3 (easy) diet changes you can make in these crazy times
By: Chan Fang Lynn
1. Eat more whole foods
A whole food means things that have not been processed - as few ingredients as possible. Those ingredients should be immediately recognisable, too (like, they don’t sound like they’re a chemical).
I fell in love with the idea of a whole foods, plant-based diet when I visited Bali. Have you seen their whole foods offering there?
Pictured (bottom left dish): Vegetarian Tempeh Rendang at Duatiga Cafe, Canggu, Bali
Every element on the dish is composed and articulated. It all comes from the most humble of ingredients - whole grains (rice, oatmeal etc) & vegetables!
Exchanging processed for REAL, natural whole foods - bit by bit - is doable.
Especially when the options are so crazy good nowadays. They are so tasty and leave you satiated, with no food comas or crashes. Once you try it, and experience how light and amazing you feel, you're inclined to want to try more!

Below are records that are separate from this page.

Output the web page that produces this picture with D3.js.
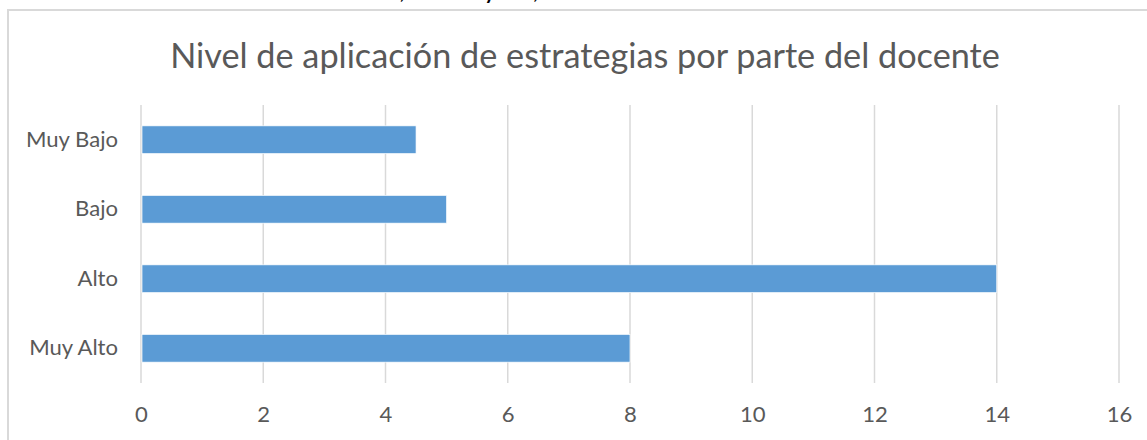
<!DOCTYPE html>
<html>
<head>
<meta charset="utf-8">
<script src="https://cdn.jsdelivr.net/npm/d3@7"></script>
<style>
  html, body { margin: 0; padding: 0; background: #fff; }
  svg { display: block; }
  text { font-family: Lato, "Open Sans", sans-serif; }
</style>
</head>
<body>
<svg id="chart" width="1147" height="440"></svg>
<script>
// data
let categories = ["Muy Bajo", "Bajo", "Alto", "Muy Alto"];
let values = [4.5, 5, 14, 8];
let xTicks = [0, 2, 4, 6, 8, 10, 12, 14, 16];
let title = "Nivel de aplicación de estrategias por parte del docente";
let clippedCaption = "docente, nivel muy alto,";

let svg = d3.select("#chart");
let opt = {
    left: 141, right: 1119,
    top: 105, bottom: 383,
    grid: "#d9d9d9",
    bar: "#5b9bd5",
    text: "#595959"
};

// bit of caption text from the page above, cut by the top edge
svg.append("text")
    .attr("x", 538).attr("y", -1.5)
    .attr("text-anchor", "end")
    .style("font-size", "20px")
    .style("font-weight", "bold")
    .style("fill", "#000")
    .text(clippedCaption);

// chart frame (only left and top visible)
svg.append("path")
    .attr("d", "M8,441V10H1148")
    .style("fill", "none")
    .style("stroke", opt.grid)
    .style("stroke-width", 2);

let x = d3.scaleLinear().domain([0, 16]).range([opt.left, opt.right]);
let y = d3.scaleBand().domain(categories)
    .range([opt.top, opt.bottom])
    .paddingInner(0.6).paddingOuter(0.3);

// gridlines
let g = svg.append("g");
g.selectAll("line.grid")
    .data(xTicks)
    .enter().append("line")
    .attr("class", "grid")
    .attr("x1", d => x(d)).attr("x2", d => x(d))
    .attr("y1", opt.top).attr("y2", opt.bottom)
    .style("stroke", opt.grid)
    .style("stroke-width", 1.5);

// bars
g.selectAll("rect.bar")
    .data(values)
    .enter().append("rect")
    .attr("class", "bar")
    .attr("x", x(0) + 1)
    .attr("y", (d, i) => y(categories[i]))
    .attr("width", d => x(d) - x(0) - 1)
    .attr("height", y.bandwidth())
    .style("fill", opt.bar)
    .style("stroke", "#fff")
    .style("stroke-width", 0.7);

// axes
let axisX = svg.append("g")
    .attr("transform", "translate(0," + opt.bottom + ")")
    .call(d3.axisBottom(x).tickValues(xTicks).tickSize(0).tickPadding(23));
axisX.select(".domain").remove();
axisX.selectAll("text")
    .style("font-size", "18px")
    .style("fill", opt.text)
    .style("font-family", "Lato, 'Open Sans', sans-serif");

let axisY = svg.append("g")
    .attr("transform", "translate(" + opt.left + ",0)")
    .call(d3.axisLeft(y).tickSize(0).tickPadding(23));
axisY.select(".domain").remove();
axisY.selectAll("text")
    .style("font-size", "18px")
    .style("fill", opt.text)
    .style("font-family", "Lato, 'Open Sans', sans-serif");

// title
let t = svg.append("text")
    .attr("x", 585).attr("y", 68)
    .attr("text-anchor", "middle")
    .style("font-size", "32px")
    .style("fill", opt.text)
    .text(title);

// match title and label widths to the picture
let tw = t.node().getComputedTextLength();
t.style("font-size", (32 * 830 / tw) + "px");
let lab = axisY.selectAll("text").filter(d => d === "Muy Bajo").node();
let lw = lab.getComputedTextLength();
let fs = 18 * 92 / lw;
axisY.selectAll("text").style("font-size", fs + "px");
axisX.selectAll("text").style("font-size", fs + "px");
</script>
</body>
</html>
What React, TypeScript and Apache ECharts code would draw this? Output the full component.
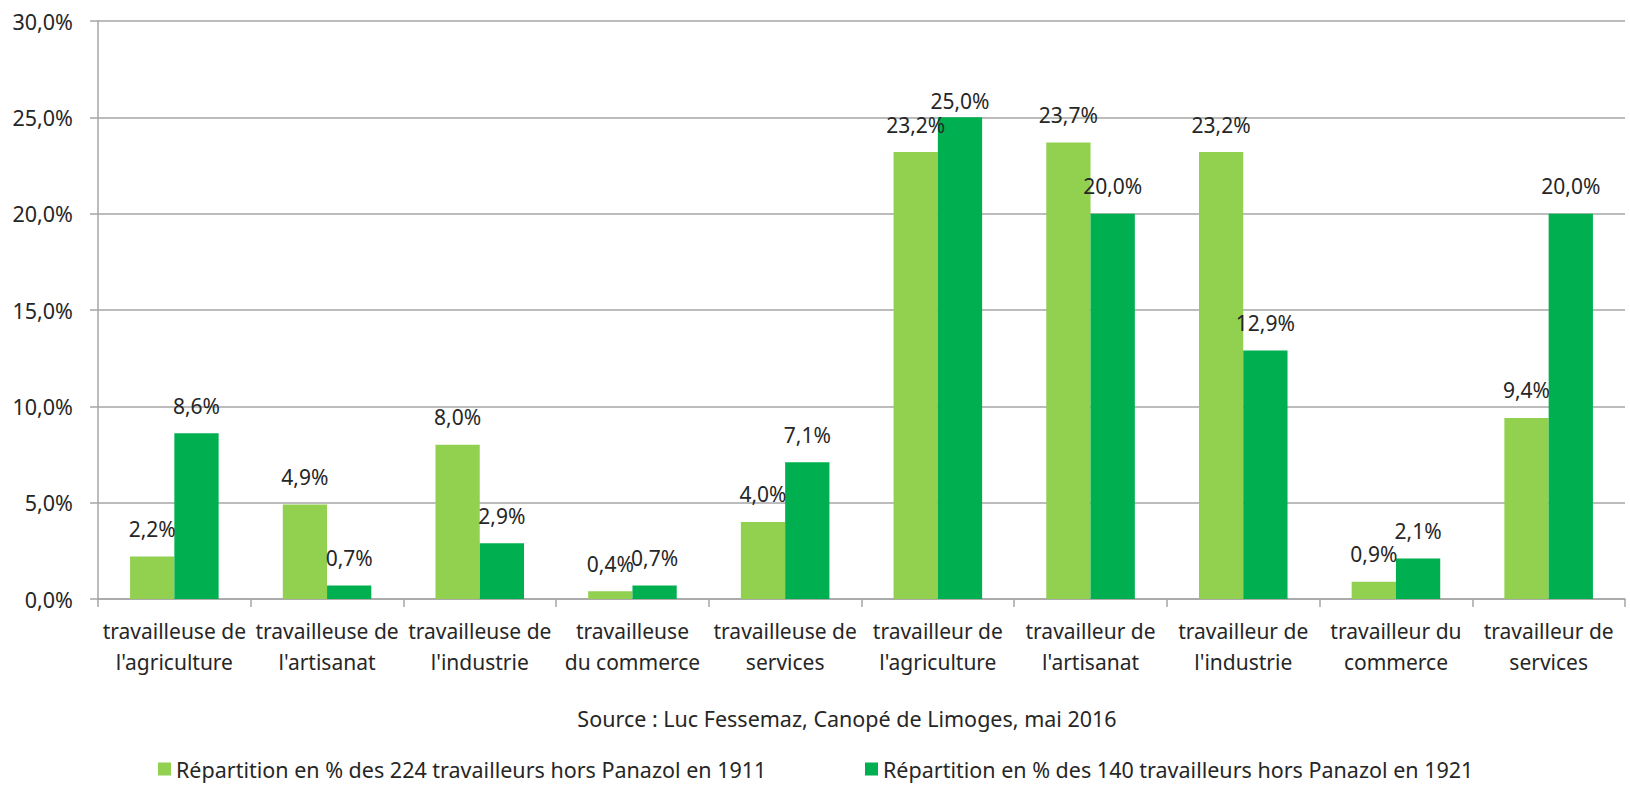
import React, { useEffect, useRef } from "react";
import * as echarts from "echarts";

const categories = [
  "travailleuse de\nl'agriculture",
  "travailleuse de\nl'artisanat",
  "travailleuse de\nl'industrie",
  "travailleuse\ndu commerce",
  "travailleuse de\nservices",
  "travailleur de\nl'agriculture",
  "travailleur de\nl'artisanat",
  "travailleur de\nl'industrie",
  "travailleur du\ncommerce",
  "travailleur de\nservices",
];
const series1911 = [2.2, 4.9, 8.0, 0.4, 4.0, 23.2, 23.7, 23.2, 0.9, 9.4];
const series1921 = [8.6, 0.7, 2.9, 0.7, 7.1, 25.0, 20.0, 12.9, 2.1, 20.0];
const name1911 = "Répartition en % des 224 travailleurs hors Panazol en 1911";
const name1921 = "Répartition en % des 140 travailleurs hors Panazol en 1921";
const sourceText = "Source : Luc Fessemaz, Canopé de Limoges, mai 2016";

const FONT = "'Noto Sans', sans-serif";
const TXT = "#262626";
const fmt = (v: number) => v.toFixed(1).replace(".", ",") + "%";

export default function App() {
  const ref = useRef<HTMLDivElement>(null);
  useEffect(() => {
    if (!ref.current) return;
    const chart = echarts.init(ref.current, undefined, { renderer: "svg" });
    const label = {
      show: true,
      position: "top" as const,
      distance: 17,
      color: TXT,
      fontSize: 21,
      fontFamily: FONT,
      formatter: (p: any) => fmt(p.value),
    };
    const legendBase = {
      top: 757,
      padding: 0,
      icon: "rect",
      itemWidth: 13,
      itemHeight: 13,
      itemGap: 0,
      textStyle: { fontSize: 21.5, lineHeight: 24, color: TXT, fontFamily: FONT },
    };
    // the 25,0% label sits closer to its bar in the reference (collision shift)
    const data1921 = series1921.map((v, i) =>
      i === 5 ? { value: v, label: { distance: 6 } } : v
    );
    chart.setOption({
      animation: false,
      backgroundColor: "#ffffff",
      grid: { left: 98, right: 5, top: 21, bottom: 186, containLabel: false },
      graphic: [
        {
          type: "text",
          x: 847,
          y: 718,
          style: {
            text: sourceText,
            fill: TXT,
            font: `21.5px ${FONT}`,
            textAlign: "center",
            textVerticalAlign: "middle",
          },
        },
      ],
      legend: [
        { ...legendBase, data: [name1911], left: 158 },
        { ...legendBase, data: [name1921], left: 865 },
      ],
      xAxis: {
        type: "category",
        data: categories,
        axisLine: { lineStyle: { color: "#a6a6a6", width: 1.5 } },
        axisTick: { show: true, length: 8, lineStyle: { color: "#a6a6a6", width: 1.5 } },
        axisLabel: {
          interval: 0,
          margin: 16,
          fontSize: 21,
          lineHeight: 31,
          color: TXT,
          fontFamily: FONT,
        },
      },
      yAxis: {
        type: "value",
        min: 0,
        max: 30,
        interval: 5,
        axisLine: { show: true, lineStyle: { color: "#a6a6a6", width: 1.5 } },
        axisTick: { show: true, inside: false, length: 8, lineStyle: { color: "#a6a6a6", width: 1.5 } },
        splitLine: { lineStyle: { color: "#a6a6a6", width: 1.5 } },
        axisLabel: {
          margin: 25,
          fontSize: 21.5,
          color: TXT,
          fontFamily: FONT,
          formatter: (v: number) => fmt(v),
        },
      },
      series: [
        {
          name: name1911,
          type: "bar",
          data: series1911,
          itemStyle: { color: "#92D050" },
          barGap: "0%",
          barCategoryGap: "42%",
          label,
        },
        {
          name: name1921,
          type: "bar",
          data: data1921,
          itemStyle: { color: "#00B050" },
          barGap: "0%",
          barCategoryGap: "42%",
          label,
        },
      ],
    });
    return () => chart.dispose();
  }, []);
  return (
    <div
      ref={ref}
      style={{ position: "absolute", left: 0, top: 0, width: 1630, height: 785 }}
    />
  );
}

Which brings me to my next point.
2. Plant-based options are DOPE AF. Try it.
Literally, someone came to pick up their dips yesterday said “OMG all I’ve been doing is scrolling Instagram in search for new eats!”
Well sh*t, me too! And boy, are the options endless. From crazy dessert boxes to pita wraps as big as my face, Singapore’s got it all.
Back in January, I was invited to a Straits Times plant-based taste test, and one of the items on the menu was a plant-based cheese. A plant-based Camembert to be exact.
Pictured: Our Plant-Based Gourmet Platter, featuring Loaded Gun Kitchen Ménage à Trois & 4my Plant-Based Camembert & Bespoke Bread Roasted Garlic Sourdough.
I have experimented with nut milk alternatives since I was 22, but plant-based cheese? Damn, that's some sorcery right there.
This plant-based Camembert from 4my is part of new platter offering from Loaded Gun Kitchen - it even has a rind!
Made from fermented cashews, it has an ever so slightly nutty, yet very buttery texture to it.
Even better, we can report that the producers of the cheese have been doing a lot of R&D and the cheese - compared to just last December - is now at its very best!
And look, I don’t aim to preach - but it’s just a fact that the dairy industry is causing a lot of devastation to our planet. Combine health reasons with avoiding animal cruelty and avoiding supporting the dairy industry, and you’ve got reason enough to just TRY.
EXCITING products make being plant-based easy, fun, and totally cool! When they taste great, you’ll reach for those alternatives more and more. Why wouldn’t you, right?
Check out our Plant-Based Gourmet Platter here. Trust me, it's dope.
3. Cook more. And enjoy it!
Get down and dirty in your kitchen. Now is the time. Where you gonna go seriously?
When I cook more, I am in touch with my food more. This is a switch I made last Circuit Breaker, and it stuck. It served to deepen my connection with what I was eating, which ultimately made me feel good physically and mentally.
In Phase 2, I’ve come returned to geeking out in the kitchen again. With the dips, of course! They help add BIG FLAVOUR to very simple things I'm making, such as grilled eggplant or even pasta.
In one of my customer’s words (you know who you are - you guys are such darlings seriously) -
“My baseline requirement for cooking is to avoid killing anyone/myself in the process”.
YES TO THAT.
Developing my dips and spreads came from realising that they are part of how I like to cook. Simple, fuss-free, and nobody gets killed.
So here’s a little something I put together (again, without killing anyone) with Loaded Gun’s Miso Cashew Cream, to go with my favourite plant-based Camembert.
What WFH lunches are you cooking up nowadays? ☺️
Pictured: A simple WFH meal, featuring a grilled eggplant, Loaded Gun's Miso Cashew Cream, 4my Plant-Based Camembert, pasta & salad.
So there you have it, 3 very simple habits you can build over time, and there's no better time to start now - since we're pretty much all stuck at home.
Till then, stay home & stay safe peeps!